Wednesday, December 9, 2009

TCP Connections: The Three-Way Handshake

SkyHi @ Wednesday, December 09, 2009

The three-way handshake in Transmission Control Protocol (also called the three message handshake) is the method used to establish and tear down network connections. This handshaking technique is referred to as the 3-way handshake or as "SYN-SYN-ACK" (or more accurately SYN, SYN-ACK, ACK). The TCP handshaking mechanism is designed so that two computers attempting to communicate can negotiate the parameters of the network connection before beginning communication. This process is also designed so that both ends can initiate and negotiate separate connections at the same time.
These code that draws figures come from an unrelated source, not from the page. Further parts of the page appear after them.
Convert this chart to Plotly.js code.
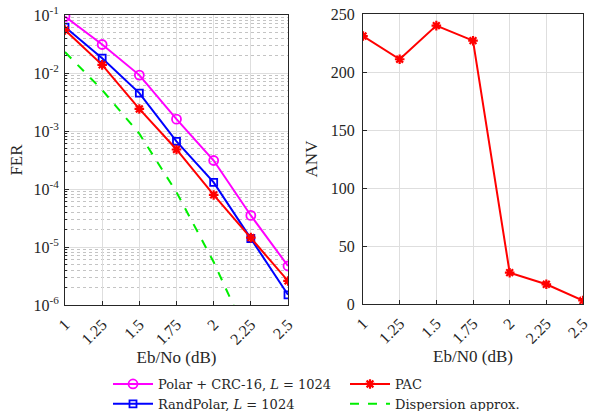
<!DOCTYPE html>
<html>
<head>
<meta charset="utf-8">
<script src="https://cdn.plot.ly/plotly-3.0.1.min.js"></script>
<style>html,body{margin:0;padding:0;background:#fff;}#chart{width:592px;height:411px;}</style>
</head>
<body>
<div id="chart"></div>
<script>
const ebno = [1, 1.25, 1.5, 1.75, 2, 2.25, 2.5];
const ferPolarCRC = [0.094, 0.031, 0.0092, 0.0016, 3.1e-4, 3.5e-5, 4.7e-6];
const ferRandPolar = [0.062, 0.018, 0.0045, 6.6e-4, 1.3e-4, 1.4e-5, 1.5e-6];
const ferPAC = [0.055, 0.0138, 0.0024, 4.8e-4, 7.9e-5, 1.45e-5, 2.6e-6];
const ebnoDisp = [1, 1.25, 1.5, 1.75, 2, 2.25];
const ferDispersion = [0.023, 0.0051, 9.0e-4, 8.8e-5, 5.5e-6, 2.2e-7];
const anvPAC = [231, 211, 240, 227, 27, 17, 3];
const xTicks = [1, 1.25, 1.5, 1.75, 2, 2.25, 2.5];
const xTickText = ['1', '1.25', '1.5', '1.75', '2', '2.25', '2.5'];
const yLogTicks = [1e-6, 1e-5, 1e-4, 1e-3, 1e-2, 1e-1];
const yLogText = ['10<sup>-6</sup>', '10<sup>-5</sup>', '10<sup>-4</sup>', '10<sup>-3</sup>', '10<sup>-2</sup>', '10<sup>-1</sup>'];

const serif = 'Liberation Serif, Times New Roman, serif';
const legFont = 'DejaVu Serif, serif';
const axisCol = '#262626';
const gridCol = '#dedede';

// minor log grid positions (2..9 within each decade)
const minorVals = [];
for (let e = -6; e < -1; e++) {
  for (let m = 2; m <= 9; m++) minorVals.push(m * Math.pow(10, e));
}

const traces = [
  {x: ebno, y: ferPolarCRC, name: 'Polar + CRC-16, <i>L</i> = 1024', mode: 'lines+markers',
   line: {color: '#ff00ff', width: 2}, marker: {symbol: 'circle-open', size: 9, color: '#ff00ff', line: {width: 1.8}},
   xaxis: 'x', yaxis: 'y', legend: 'legend'},
  {x: ebno, y: ferRandPolar, name: 'RandPolar, <i>L</i> = 1024', mode: 'lines+markers',
   line: {color: '#0000ff', width: 2}, marker: {symbol: 'square-open', size: 7, color: '#0000ff', line: {width: 1.8}},
   xaxis: 'x', yaxis: 'y', legend: 'legend'},
  {x: ebno, y: ferPAC, name: 'PAC', mode: 'lines+markers',
   line: {color: '#ff0000', width: 2}, marker: {symbol: 'asterisk-open', size: 8, color: '#ff0000', line: {width: 2.2, color: '#ff0000'}},
   xaxis: 'x', yaxis: 'y', legend: 'legend2'},
  {x: ebnoDisp, y: ferDispersion, name: 'Dispersion approx.', mode: 'lines',
   line: {color: '#00ee00', width: 2, dash: 'dash'},
   xaxis: 'x', yaxis: 'y', legend: 'legend2'},
  {x: ebno, y: anvPAC, name: 'PAC ANV', mode: 'lines+markers', showlegend: false,
   line: {color: '#ff0000', width: 2}, marker: {symbol: 'asterisk-open', size: 8, color: '#ff0000', line: {width: 2.2, color: '#ff0000'}},
   xaxis: 'x2', yaxis: 'y2'}
];

const commonX = {
  range: [1, 2.5], tickvals: xTicks, ticktext: xTickText, tickangle: -45, automargin: false,
  showline: true, linecolor: axisCol, linewidth: 1, mirror: true,
  ticks: 'inside', ticklen: 4, tickcolor: axisCol, ticklabelstandoff: 3,
  showgrid: true, gridcolor: gridCol, zeroline: false,
  tickfont: {family: serif, size: 16, color: axisCol}
};

const layout = {
  width: 592, height: 411,
  margin: {l: 0, r: 0, t: 0, b: 0, autoexpand: false},
  paper_bgcolor: '#ffffff', plot_bgcolor: '#ffffff',
  font: {family: serif, color: axisCol},
  xaxis: Object.assign({}, commonX, {domain: [65/592, 288/592], anchor: 'y',
    title: {text: 'Eb/No (dB)', font: {family: serif, size: 17, color: axisCol}, standoff: 3}}),
  yaxis: {type: 'log', range: [-6, -1], domain: [1 - 305/411, 1 - 15/411], anchor: 'x', automargin: false,
    tickvals: yLogTicks, ticktext: yLogText,
    showline: true, linecolor: axisCol, linewidth: 1, mirror: true,
    ticks: 'inside', ticklen: 4, tickcolor: axisCol, ticklabelstandoff: 2,
    showgrid: true, gridcolor: gridCol, zeroline: false,
    minor: {tickmode: 'array', tickvals: minorVals, showgrid: true, gridcolor: '#c4c4c4', griddash: 'dot',
            ticks: 'inside', ticklen: 2, tickcolor: axisCol},
    tickfont: {family: serif, size: 16, color: axisCol},
    title: {text: 'FER', font: {family: serif, size: 17, color: axisCol}, standoff: 6}},
  xaxis2: Object.assign({}, commonX, {domain: [363/592, 583/592], anchor: 'y2',
    title: {text: 'Eb/N0 (dB)', font: {family: serif, size: 17, color: axisCol}, standoff: 3}}),
  yaxis2: {range: [0, 250], dtick: 50, domain: [1 - 304/411, 1 - 14/411], anchor: 'x2', automargin: false,
    showline: true, linecolor: axisCol, linewidth: 1, mirror: true,
    ticks: 'inside', ticklen: 4, tickcolor: axisCol, ticklabelstandoff: 4,
    showgrid: true, gridcolor: gridCol, zeroline: false,
    tickfont: {family: serif, size: 16, color: axisCol},
    title: {text: 'ANV', font: {family: serif, size: 17, color: axisCol}, standoff: 8}},
  legend: {x: 108/592, y: 1 - 369/411, xanchor: 'left', yanchor: 'top', orientation: 'v',
    bgcolor: 'rgba(255,255,255,0)', borderwidth: 0, tracegroupgap: 0, itemwidth: 40,
    font: {family: legFont, size: 13, color: axisCol}},
  legend2: {x: 345/592, y: 1 - 369/411, xanchor: 'left', yanchor: 'top', orientation: 'v',
    bgcolor: 'rgba(255,255,255,0)', borderwidth: 0, tracegroupgap: 0, itemwidth: 40,
    font: {family: legFont, size: 13, color: axisCol}},
  showlegend: true
};

Plotly.newPlot('chart', traces, layout, {staticPlot: true, displayModeBar: false});
</script>
</body>
</html>
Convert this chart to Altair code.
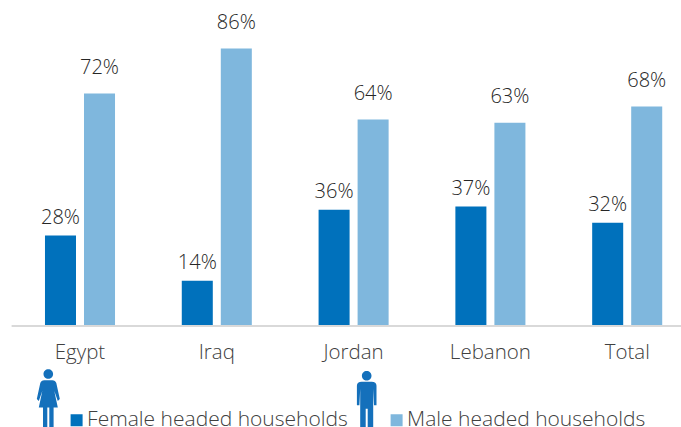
import altair as alt
import pandas as pd

countries = ["Egypt", "Iraq", "Jordan", "Lebanon", "Total"]
female = [28, 14, 36, 37, 32]
male = [72, 86, 64, 63, 68]
series = ["Female headed households", "Male headed households"]
colors = ["#0071BC", "#7FB7DD"]

# Pictograms: outlines in pixels around the centre of the head.
WOMAN = ("M0,-4.8 C2.7,-4.8 4.8,-2.7 4.8,0 C4.8,2.7 2.7,4.8 0,4.8 C-2.7,4.8 -4.8,2.7 -4.8,0 C-4.8,-2.7 -2.7,-4.8 0,-4.8 Z "
         "M-4,6.3 L4,6.3 C6,6.3 7.5,7.5 8,9 L11.5,25 L9.5,27 L6,17 L9.5,33.5 L5.3,33.5 L5.3,60 L1,60 L1,33.5 L-1,33.5 L-1,60 L-5.3,60 L-5.3,33.5 "
         "L-9.5,33.5 L-6,17 L-9.5,27 L-11.5,25 L-8,9 C-7.5,7.5 -6,6.3 -4,6.3 Z")
MAN = ("M0,-4.8 C2.7,-4.8 4.8,-2.7 4.8,0 C4.8,2.7 2.7,4.8 0,4.8 C-2.7,4.8 -4.8,2.7 -4.8,0 C-4.8,-2.7 -2.7,-4.8 0,-4.8 Z "
       "M-5,6 L5,6 C8,6 9.8,7.5 9.8,10 L9.8,29.5 L7.3,29.5 L6.5,13 L6.5,60 L1,60 L1,33 L-1,33 L-1,60 L-6.5,60 L-6.5,13 L-7.3,29.5 L-9.8,29.5 L-9.8,10 "
       "C-9.8,7.5 -8,6 -5,6 Z")

rows = []
for name, f, m in zip(countries, female, male):
    rows.append({"country": name, "series": series[0], "value": f, "label": f"{f}%"})
    rows.append({"country": name, "series": series[1], "value": m, "label": f"{m}%"})
data = pd.DataFrame(rows)

FONT = "Open Sans"
y_scale = alt.Scale(domain=[0, 101], nice=False)
x = alt.X(
    "country:N",
    sort=countries,
    title=None,
    scale=alt.Scale(range=[0, 684], paddingInner=0.488, paddingOuter=0.244),
    axis=alt.Axis(domain=False, ticks=False, labelAngle=0, labelFont=FONT, labelFontSize=20.5,
                  labelFontWeight=300, labelColor="#404040", labelPadding=16.5),
)
x_offset = alt.XOffset("series:N", sort=series, scale=alt.Scale(paddingInner=0.205))
y = alt.Y("value:Q", axis=None, scale=y_scale)

bars = alt.Chart(data).mark_bar().encode(
    x=x,
    xOffset=x_offset,
    y=y,
    color=alt.Color(
        "series:N",
        sort=series,
        scale=alt.Scale(domain=series, range=colors),
        legend=alt.Legend(
            title=None, orient="none", legendX=54.5, legendY=409.5, direction="horizontal",
            symbolType="square", symbolSize=144, symbolStrokeWidth=0, labelFont=FONT,
            labelFontSize=21, labelFontWeight=300, labelColor="#404040", labelOffset=0,
            labelLimit=400, columnPadding=38, padding=0,
        ),
    ),
)


def value_labels(name, lift):
    return alt.Chart(data).transform_filter(alt.datum.series == name).mark_text(
        baseline="middle", dy=lift, font=FONT, fontSize=20, fontWeight=300, color="#262626"
    ).encode(x=x, xOffset=x_offset, y=y, text="label:N")


baseline = alt.Chart(pd.DataFrame({"zero": [0]})).mark_rule(color="#D9D9D9", strokeWidth=2).encode(
    x=alt.value(0), x2=alt.value(670), y=alt.Y("zero:Q", axis=None, scale=y_scale)
)


def icon(path, px, py):
    return alt.Chart(pd.DataFrame({"zero": [0]})).mark_point(
        shape=path, size=4, filled=True, opacity=1, color="#1470BB", strokeWidth=0
    ).encode(x=alt.value(px), y=alt.value(py))


chart = alt.layer(
    bars, baseline, value_labels(series[0], -18), value_labels(series[1], -25.5),
    icon(WOMAN, 36.7, 374), icon(MAN, 355.1, 375.7),
).properties(
    width=669.4,
    height=326,
    autosize=alt.AutoSizeParams(type="none"),
    padding={"left": 11.6, "top": 0, "right": 0, "bottom": 101},
).configure_view(stroke=None)

chart.save("out.html", embed_options={"renderer": "svg", "actions": False})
3-Way Handshake Description

Below is a (very) simplified description of the TCP 3-way handshake process. Refer to the diagram on the right as you examine the list of events on the left.

EVENT DIAGRAM

Host A sends a TCP SYNchronize packet to Host B

Host B receives A's SYN

Host B sends a SYNchronize-ACKnowledgement

Host A receives B's SYN-ACK

Host A sends ACKnowledge

Host B receives ACK. TCP connection is ESTABLISHED.

three-way handshake

SYNchronize and ACKnowledge messages are indicated by a bit inside the TCP header of the segment.

TCP knows whether the network connection is opening, synchronizing or established by using the SYNchronize and ACKnowledge messages when establishing a network connection.

When the communication between two computers ends, another 3-way communication is performed to tear down the TCP connection. This setup and teardown of a TCP connection is part of what qualifies TCP a reliable protocol.

Note that UDP does not perform this 3-way handshake and for this reason, it is referred to as an unreliable protocol.

Protocols Encapsulated in TCP

Note that FTP, Telnet, HTTP, HTTPS, SMTP, POP3, IMAP, SSH and any other protocol that rides over TCP also has a three way handshake performed as connection is opened. HTTP web requests, SMTP emails, FTP file transfers all manage the messages they each send. TCP handles the transmission of those messages.

TCP rides on top of Internet Protocol (IP) which is why it is called TCP/IP (TCP over IP). TCP segments are passed inside the payload section of the IP packets. IP handles addressing and routing and gets the packets from one place to another, but TCP handles the actual communication between hosts.